Looks like the cloture vote’s on Monday with the fait-accompli final vote on the bill later in the week. For the moment Schumer claims that they don’t have 70 votes, but they’ll get there. Or they’ll get close. Either way, amnesty fans are going to get this through the Senate.
Senate Majority Leader Harry Reid (D-Nev.) said Friday that his chamber will hold a procedural vote on the border-security agreement crafted by Republican Sens. Bob Corker of Tennessee and John Hoeven of North Dakota on Monday at 5:30 p.m…
“Nothing in this amendment or the bill satisfies anyone completely, but together, the amendment and the bill provides a sturdy craft that will weather the upcoming storms we face and get us finally to our long-desired port — comprehensive immigration reform signed into law,” said Sen. Chuck Schumer (D-N.Y.), a leader of the Gang of Eight that wrote the original legislation.
A source on the Hill tells me that he thinks Reid will file Corker/Hoeven together with the rest of the Gang of Eight bill as a substitute amendment so that they can pass the whole thing by next Friday and then send it all to the House. Supposedly Reid has also “filled the tree” with amendments, which means no other amendments that might serve as poison pills for the larger bill will be allowed on the floor. He means to pass this, the sooner the better, with as little static as possible.
How do you get to 70 votes here? The same way they got to 60 on ObamaCare: With bribes for the fencesitters.
According to Senate aides close to the discussions, the Corker-Hoeven amendment is now expected to contain special interest provisions designed to secure the votes of various U.S. Senators. Aides have told Breitbart News that those writing the Corker-Hoeven amendment “is going to be filled with kickbacks and buyoffs.”

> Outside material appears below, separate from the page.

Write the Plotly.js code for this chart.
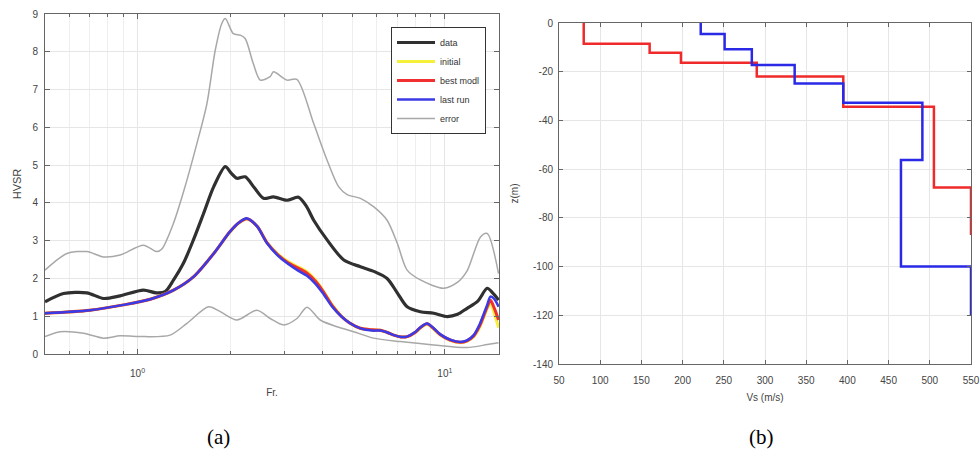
<!DOCTYPE html>
<html>
<head>
<meta charset="utf-8">
<script src="https://cdn.plot.ly/plotly-3.0.1.min.js"></script>
<style>
  html, body { margin: 0; padding: 0; background: #ffffff; }
  #chart { width: 980px; height: 462px; }
</style>
</head>
<body>
<div id="chart"></div>
<script>
// ---------- (a) HVSR curves ----------
const dataFreq = [0.50,0.574,0.684,0.775,0.878,1.045,1.15,1.23,1.31,1.41,1.52,1.64,1.77,1.93,2.02,2.105,2.24,2.40,2.571,2.77,3.065,3.342,3.55,3.743,4.138,4.689,5.311,5.9,6.486,7.0,7.537,8.322,9.2,10.17,11.0,11.81,12.8,13.73,14.3,14.95];
const dataHVSR = [1.38,1.60,1.62,1.47,1.54,1.69,1.62,1.65,1.96,2.40,3.02,3.72,4.43,4.96,4.78,4.65,4.69,4.40,4.12,4.16,4.07,4.15,3.90,3.54,3.02,2.49,2.31,2.18,2.00,1.62,1.25,1.12,1.08,0.99,1.05,1.21,1.40,1.74,1.62,1.43];

const errUpFreq = [0.50,0.589,0.684,0.775,0.878,1.045,1.156,1.20,1.309,1.41,1.56,1.682,1.79,1.88,1.93,2.05,2.16,2.24,2.38,2.508,2.70,2.77,3.065,3.30,3.743,4.138,4.51,4.81,5.311,5.86,6.486,7.0,7.537,8.322,9.91,11.0,11.81,13.06,13.73,14.95];
const errUpHVSR = [2.22,2.66,2.71,2.57,2.62,2.88,2.71,2.78,3.46,4.28,5.57,6.63,8.04,8.75,8.88,8.48,8.44,8.35,7.69,7.25,7.34,7.47,7.25,7.27,6.10,5.13,4.43,4.22,4.12,3.90,3.54,2.93,2.22,1.96,1.74,1.90,2.20,3.10,3.19,2.13];

const errLoFreq = [0.50,0.56,0.667,0.775,0.878,1.045,1.276,1.448,1.703,1.858,2.105,2.447,2.703,2.988,3.302,3.56,3.93,4.46,5.05,5.86,7.16,9.20,11.81,13.73,14.95];
const errLoHVSR = [0.46,0.59,0.55,0.42,0.48,0.46,0.50,0.81,1.25,1.12,0.90,1.16,0.94,0.77,0.94,1.24,0.90,0.72,0.59,0.42,0.33,0.24,0.17,0.25,0.30];

const fitFreq = [0.50,0.70,0.90,1.10,1.31,1.52,1.77,2.00,2.14,2.27,2.45,2.64,2.85,3.07,3.34,3.56,3.80,4.00,4.30,4.60,4.90,5.31,5.80,6.17,6.50,6.82,7.20,7.54,8.00,8.30,8.75,9.20,9.67,10.40,11.24,11.80,12.41,13.00,13.39,13.73,14.07,14.50,14.95];
const initialHVSR = [1.08,1.16,1.30,1.45,1.69,2.04,2.66,3.23,3.47,3.57,3.38,2.95,2.66,2.46,2.30,2.18,1.95,1.70,1.30,1.01,0.82,0.68,0.64,0.63,0.57,0.50,0.45,0.46,0.57,0.68,0.79,0.66,0.50,0.36,0.30,0.34,0.46,0.72,0.98,1.20,1.35,1.05,0.70];
const bestHVSR = [1.08,1.16,1.30,1.45,1.69,2.04,2.66,3.24,3.48,3.58,3.38,2.94,2.64,2.43,2.27,2.14,1.92,1.68,1.28,1.00,0.82,0.68,0.64,0.63,0.57,0.50,0.45,0.46,0.57,0.69,0.80,0.67,0.51,0.37,0.31,0.35,0.48,0.76,1.02,1.25,1.42,1.20,0.90];
const lastHVSR = [1.08,1.16,1.30,1.45,1.69,2.04,2.66,3.24,3.48,3.59,3.38,2.93,2.62,2.40,2.20,2.07,1.85,1.62,1.25,1.00,0.82,0.68,0.62,0.62,0.57,0.50,0.45,0.46,0.58,0.70,0.81,0.68,0.52,0.38,0.32,0.36,0.50,0.80,1.07,1.30,1.52,1.45,1.25];

const freqTickVals = [1, 10];
const freqTickText = ['10<sup>0</sup>', '10<sup>1</sup>'];
const freqMinorVals = [0.5,0.6,0.7,0.8,0.9,2,3,4,5,6,7,8,9];
const hvsrTickVals = [0,1,2,3,4,5,6,7,8,9];

// ---------- (b) Vs profiles ----------
const bestVs = [80,160,198,290,395,505,550];
const bestTop = [0,-8.5,-12.2,-16.3,-22,-34.4,-67.5];
const bestBottom = -87;
const lastVs = [222,251,284,336,395,491,465,550];
const lastTop = [0,-4.5,-10.8,-17.2,-24.8,-32.7,-56.2,-100];
const lastBottom = -120;

const vsTickVals = [50,100,150,200,250,300,350,400,450,500,550];
const zTickVals = [0,-20,-40,-60,-80,-100,-120,-140];
const zTickText = ['0','-20','-40','-60','-80','-100','-120','-140'];

// build step paths: vertical within a layer, horizontal at interfaces
function stepPath(vs, tops, bottom) {
  const xs = [], ys = [];
  for (let i = 0; i < vs.length; i++) {
    const b = (i < vs.length - 1) ? tops[i + 1] : bottom;
    xs.push(vs[i], vs[i]);
    ys.push(tops[i], b);
  }
  return {x: xs, y: ys};
}
const bestPath = stepPath(bestVs, bestTop, bestBottom);
const lastPath = stepPath(lastVs, lastTop, lastBottom);

const W = 980, H = 462;
const FAM = 'Liberation Sans, Arial, sans-serif';
const tickFont = {family: FAM, size: 10, color: '#444'};
const gridC = '#e6e6e6';
const lineC = '#666';

const traces = [
  {x: errUpFreq, y: errUpHVSR, name: 'error', legendgroup: 'err', legendrank: 5, mode: 'lines',
   line: {color: '#a8a8a8', width: 1.5, shape: 'spline', smoothing: 0.8}, xaxis: 'x', yaxis: 'y'},
  {x: errLoFreq, y: errLoHVSR, name: 'error', legendgroup: 'err', showlegend: false, mode: 'lines',
   line: {color: '#a8a8a8', width: 1.5, shape: 'spline', smoothing: 0.8}, xaxis: 'x', yaxis: 'y'},
  {x: dataFreq, y: dataHVSR, name: 'data', legendrank: 1, mode: 'lines',
   line: {color: '#303030', width: 3.2, shape: 'spline', smoothing: 0.8}, xaxis: 'x', yaxis: 'y'},
  {x: fitFreq, y: initialHVSR, name: 'initial', legendrank: 2, mode: 'lines',
   line: {color: '#f5f03c', width: 3, shape: 'spline', smoothing: 0.8}, xaxis: 'x', yaxis: 'y'},
  {x: fitFreq, y: bestHVSR, name: 'best modl', legendrank: 3, mode: 'lines',
   line: {color: '#f03030', width: 3, shape: 'spline', smoothing: 0.8}, xaxis: 'x', yaxis: 'y'},
  {x: fitFreq, y: lastHVSR, name: 'last run', legendrank: 4, mode: 'lines',
   line: {color: '#3a3ae6', width: 2.5, shape: 'spline', smoothing: 0.8}, xaxis: 'x', yaxis: 'y'},
  {x: bestPath.x, y: bestPath.y, name: 'best model Vs', showlegend: false, mode: 'lines',
   line: {color: '#f02a2a', width: 2.5}, xaxis: 'x2', yaxis: 'y2'},
  {x: lastPath.x, y: lastPath.y, name: 'last run Vs', showlegend: false, mode: 'lines',
   line: {color: '#2a2ae6', width: 2.5}, xaxis: 'x2', yaxis: 'y2'}
];

const layout = {
  width: W, height: H,
  margin: {l: 0, r: 0, t: 0, b: 0},
  paper_bgcolor: '#ffffff', plot_bgcolor: '#ffffff',
  font: tickFont,
  showlegend: true,
  legend: {x: 486 / W, xanchor: 'right', y: 1 - 27 / H, yanchor: 'top',
           bgcolor: '#ffffff', bordercolor: '#333', borderwidth: 1,
           font: {family: FAM, size: 9, color: '#333'},
           tracegroupgap: 0, itemwidth: 38},
  xaxis: {type: 'log', range: [Math.log10(0.5), Math.log10(15)], domain: [45 / W, 499 / W],
          anchor: 'y', tickvals: freqTickVals, ticktext: freqTickText, ticklabelstandoff: 10,
          ticks: 'inside', ticklen: 5, tickcolor: lineC, mirror: 'allticks', showline: true,
          linecolor: lineC, linewidth: 1, showgrid: true, gridcolor: gridC, zeroline: false,
          minor: {tickvals: freqMinorVals, ticks: 'inside', ticklen: 3, tickcolor: lineC,
                  showgrid: true, gridcolor: '#eeeeee'},
          tickfont: tickFont,
          title: {text: 'Fr.', font: {family: FAM, size: 10, color: '#444'}, standoff: 10}},
  yaxis: {range: [0, 9], domain: [1 - 354 / H, 1 - 14 / H], anchor: 'x',
          tickvals: hvsrTickVals, ticks: 'inside', ticklen: 5, tickcolor: lineC, ticklabelstandoff: 4,
          mirror: 'allticks', showline: true, linecolor: lineC, linewidth: 1,
          showgrid: true, gridcolor: gridC, zeroline: false, tickfont: tickFont,
          title: {text: 'HVSR', font: {family: FAM, size: 11, color: '#444'}, standoff: 8}},
  xaxis2: {range: [50, 550], domain: [559 / W, 971 / W], anchor: 'y2',
           tickvals: vsTickVals, ticks: 'inside', ticklen: 4, tickcolor: lineC, ticklabelstandoff: 7,
           mirror: 'allticks', showline: true, linecolor: lineC, linewidth: 1,
           showgrid: true, gridcolor: gridC, zeroline: false, tickfont: tickFont,
           title: {text: 'Vs (m/s)', font: {family: FAM, size: 10, color: '#444'}, standoff: 8}},
  yaxis2: {range: [-140, 0], domain: [1 - 364 / H, 1 - 23 / H], anchor: 'x2',
           tickvals: zTickVals, ticktext: zTickText, ticks: 'inside', ticklen: 4, tickcolor: lineC,
           ticklabelstandoff: 3,
           mirror: 'allticks', showline: true, linecolor: lineC, linewidth: 1,
           showgrid: true, gridcolor: gridC, zeroline: false, tickfont: tickFont,
           title: {text: 'z(m)', font: {family: FAM, size: 10, color: '#444'}, standoff: 12}},
  annotations: [
    {text: '(a)', xref: 'paper', yref: 'paper', x: 218 / W, y: 1 - 437 / H, xanchor: 'center', yanchor: 'middle',
     showarrow: false, font: {family: 'Liberation Serif, Times New Roman, serif', size: 21, color: '#000'}},
    {text: '(b)', xref: 'paper', yref: 'paper', x: 761 / W, y: 1 - 437 / H, xanchor: 'center', yanchor: 'middle',
     showarrow: false, font: {family: 'Liberation Serif, Times New Roman, serif', size: 21, color: '#000'}}
  ]
};

Plotly.newPlot('chart', traces, layout, {displayModeBar: false, staticPlot: true});
</script>
</body>
</html>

Vitter stressed this concern. “I’ll be going through the text, but there may be some Obamacare-style buyoffs included in the language. We must ensure that real enforcement is in place, working, verified BEFORE any amnesty happens.”
Every time I’ve sat down to write an immigration post today, a new story about fraud, duplicity, or subterfuge from the pro-amnesty crowd flitters across my RSS reader. Did you think Senate Democrats were driving a hard bargain on Cornyn’s border-security amendment? Not true: Obama, who’s taking a hands-off approach towards the bill for public appearances, is the one who declared Cornyn’s bill a dealbreaker behind the scenes. Did you believe Marco Rubio’s office when they said that O’s not “engaging Congress” on this? Not true: In fact, Obama’s immigration team has been advising both sides on “technical details” from its suite of offices in the Dirksen Building. Did you think one of the big problems with Cornyn’s amendment was that it was too expensive, as John McCain and his pal Chuck Schumer claimed? Not true: The Corker/Hoeven amendment is destined to be even more expensive, but they’re okay with that one because the border security targets it provides are softer than Cornyn’s. Did you think that Dean Heller was a border hawk given his strong anti-amnesty stand in the 2012 Nevada Senate campaign? Not true: Like Marco Rubio, he switched from border enforcer to amnesty broker virtually the moment he was safely elected. He lied to conservatives’ faces for his own political gain, and then betrayed them immediately for further political gain. Just like Rubio.
It takes a lot to get a candy-ass RINO like me to start pounding the table about primaries, but there’s no other recourse. If a candidate ran as one thing in order to get elected and then immediately started governing as something else, then he holds his office on false pretenses. He shouldn’t be allowed to hold it after this term is up. Primarying these guys who ran as border hawks and who then rushed to make an amnesty deal is the only proper punishment for fraud. And if they make it through the primary, the only recourse then is to stay home for the general. As painful as it may be to see a Democrat get elected, there needs to be some sort of electoral reprisal for this degree of deceit and contempt for constituents. Are people willing to follow through on that? The answer for 95 percent of critics of this bill will be “no” because, when push comes to shove, McCain and Heller and Rubio are all preferable to a Democrat. But that other five percent can make something happen. Nothing else will stop this. Lying this brazenly to get elected can’t go on.
Yeah, I voted for Marco Rubio because I hoped one day Harry Reid would see Ted Kennedy smiling down on his immigration reform efforts.